Betagte Vermieter dürfen eine Mieterin im Treppenhausputzplan als "Fräulein" bezeichnen, so das AG Frankfurt. Und stellt ab auf ein "entspannteres Selbstverständnis von Frauen samt einer gehörigen Portion Selbstironie".
Das Amtsgericht Frankfurt am Main (AG) hat entschieden, dass eine Wohnungsmieterin keinen Anspruch darauf hat, von ihren hochbetagten Vermietern in Aushängen im Hausflur nicht mit der Anrede "Frl./Fräulein" bezeichnet zu werden (Urt. v. 27.06.2019, Az. 29 C 1220/19 (46)).
Geklagt hatte eine Frau, die im Treppenhausreinigungsplan als "Fr./Fräulein" bezeichnet wurde. Auch den Namen der Mieterin samt Wohnetage schrieben die 89-jährige Vermieterin und ihr 92-jähriger Mann in den Aushang. An der Wohnungstür der Mieterin fand sich ein weiterer, sorgfältig in Handschrift gefertigter Zettel mit dieser Bezeichnung. Den mehrfachen Bitten der Frau, diese öffentliche Benennung ihrer Person sowie Zusätze der Etage und des (veralteten) Familienstandes zu unterlassen, kamen die Vermieter jedoch nicht nach.
Die Frau reichte daraufhin Klage beim AG ein. Sie rügte eine Verletzung ihres allgemeinen Persönlichkeitsrechts, sah in dem Verhalten des Vermieterehepaars eine öffentliche Diffamierung ihrer Person und den Versuch, sie in Misskredit zu bringen. Auch aus datenschutzrechtlicher Sicht seien die Aushänge nicht in Ordnung.
AG: Unfreundlich ja, ehrverletzend nein
Vor Gericht kam sie damit aber nicht durch. Weil es um eine Ehrverletzung gehe, sei die Klage schon unzulässig, so das AG, weil sie zunächst hätte versuchen müssen, sich mit den Vermietern vor einer Gütestelle zu einigen. Das AG lässt es sich aber nicht nehmen, trotzdem in der Sache zu entscheiden. Und meint, die Klage wäre auch bei anderer Bewertung unbegründet.

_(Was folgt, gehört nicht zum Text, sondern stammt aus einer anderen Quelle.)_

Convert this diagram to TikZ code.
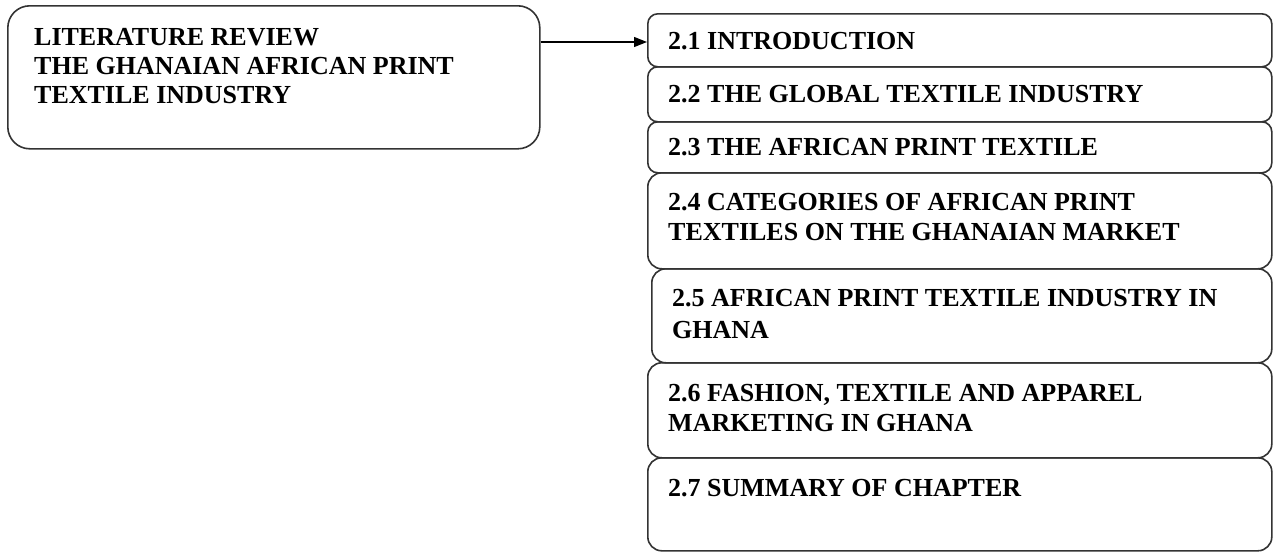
\documentclass[tikz,border=0pt]{standalone}
\usepackage{fontspec}
\setmainfont{Liberation Serif}
\usetikzlibrary{arrows.meta}
\begin{document}
\begin{tikzpicture}[x=1pt,y=-1pt,
  frame/.style={draw=black!80,line width=1.6pt,rounded corners=10pt,
    rectangle,inner sep=0pt,anchor=north west},
  heading/.style={anchor=base west,inner sep=0pt,align=left,
    font=\fontsize{26}{30}\selectfont\bfseries},
  link/.style={draw=black,line width=1.3pt,-{Triangle[length=13pt,width=10pt]}}]
\useasboundingbox (0,0) rectangle (1276,552);

% chapter box on the left
\node[frame,rounded corners=22pt,minimum width=532pt,minimum height=143pt] (lit) at (7,5) {};
% (base of a multi-line node = baseline of its last line)
\node[heading,font=\fontsize{26}{29}\selectfont\bfseries] (littxt) at (34,103)
  {LITERATURE REVIEW\\THE GHANAIAN AFRICAN PRINT\\TEXTILE INDUSTRY};

% stack of section boxes
\node[frame,minimum width=624pt,minimum height=53pt] (s1) at (647,13) {};
\node[frame,minimum width=624pt,minimum height=55pt] (s2) at (647,66) {};
\node[frame,minimum width=624pt,minimum height=51pt] (s3) at (647,121) {};
\node[frame,rounded corners=14pt,minimum width=624pt,minimum height=96pt] (s4) at (647,172) {};
\node[frame,rounded corners=14pt,minimum width=620pt,minimum height=94pt] (s5) at (651,268) {};
\node[frame,rounded corners=14pt,minimum width=624pt,minimum height=95pt] (s6) at (647,362) {};
\node[frame,rounded corners=14pt,minimum width=624pt,minimum height=93pt] (s7) at (647,457) {};

\node[heading] (t1) at (668,49) {2.1 INTRODUCTION};
\node[heading] (t2) at (668,102) {2.2 THE GLOBAL TEXTILE INDUSTRY};
\node[heading] (t3) at (668,155) {2.3 THE AFRICAN PRINT TEXTILE};
\node[heading] (t4) at (668,240) {2.4 CATEGORIES OF AFRICAN PRINT\\TEXTILES ON THE GHANAIAN MARKET};
\node[heading] (t5) at (672,338) {2.5 AFRICAN PRINT TEXTILE INDUSTRY IN\\[2pt]GHANA};
\node[heading] (t6) at (668,431) {2.6 FASHION, TEXTILE AND APPAREL\\MARKETING IN GHANA};
\node[heading] (t7) at (668,496) {2.7 SUMMARY OF CHAPTER};

% connector
\draw[link] (lit.east |- 0,42) -- (s1.west |- 0,42);
\end{tikzpicture}
\end{document}
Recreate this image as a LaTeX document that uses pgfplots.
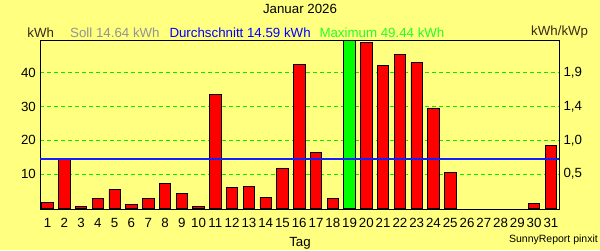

Die Richterin stellt zwar fest, dass der Begriff Fräulein "in Ermangelung eines äquivalenten, latent verniedlichenden Begriffs für unverheiratete Männer" bereits im Jahr 1972 aus öffentlichen Registern etc. abgeschafft wurde. Angesichts eines neuen feministischen Selbstbewusstseins seien aktuelle Strömungen zu unterscheiden, heißt es in der Entscheidung. So gebe es in Frankreich weiterhin Protest, um "Mademoiselle" aus dem Alltag zu verbannen, während man Großbritannien mit dem Wort "Miss" keine Probleme habe. In Deutschland sei sogar nach 2000 eine moderne Frauenzeitschrift mit dem Titel "Fräulein" erschienen.
Die betagten Vermieter wiederum seien im Jahr 1972 bereits im mittleren Alter gewesen und hätten den Begriff als regulären, nicht despektierlichen Namenszusatz erlernt. Die Mieterin habe diesen im Jahr 1984, als der Mietvertrag abgeschlossen wurde, auch nicht moniert. Die Richterin zeigte sich überzeugt, dass der Begriff nicht despektierlich gemeint sei, sondern lediglich einen korrekten Namenszusatz darstellen solle.
Zwar könne man den Vermietern "ein gewisses Maß an Unfreundlichkeit, mangelnder Kompromissbereitschaft oder ein unhöfliches Beharren" zuschreiben, weil sie ihre Mieterin weiterhin so bezeichnen, obwohl sie wissen, dass es sie stört. Aber aus der Sicht eines verständigen Dritten sie das "in Deutschland in den letzten Jahren entspanntere Selbstverständnis von Frauen samt einer gehörigen Portion Selbstironie relevant", das das Gericht auch in dem Titel der Frauenzeitschrift "Fräulein" erkennt. In Kombination mit dem gemeinsamen Wohnen im selben Haus und dem hohen Alter des Vermieterpaars leitet die Richterin daraus ab, dass im "konkreten Gesamtgefüge" die Bezeichnung insgesamt nur ein "subjektives Ärgernis" darstelle und die Schwelle zur Persönlichkeitsverletzung nicht erreiche.
Auch von den datenschutzrechtlichen Einwänden der Frau hält das AG nicht allzu viel. Und bezweifelt schon, dass ein handschriftlich erstellter und wöchentlich wechselnder Treppenhausputzplan ein strukturiertes Dateisystem im datenschutzrechtlichen Sinne sei.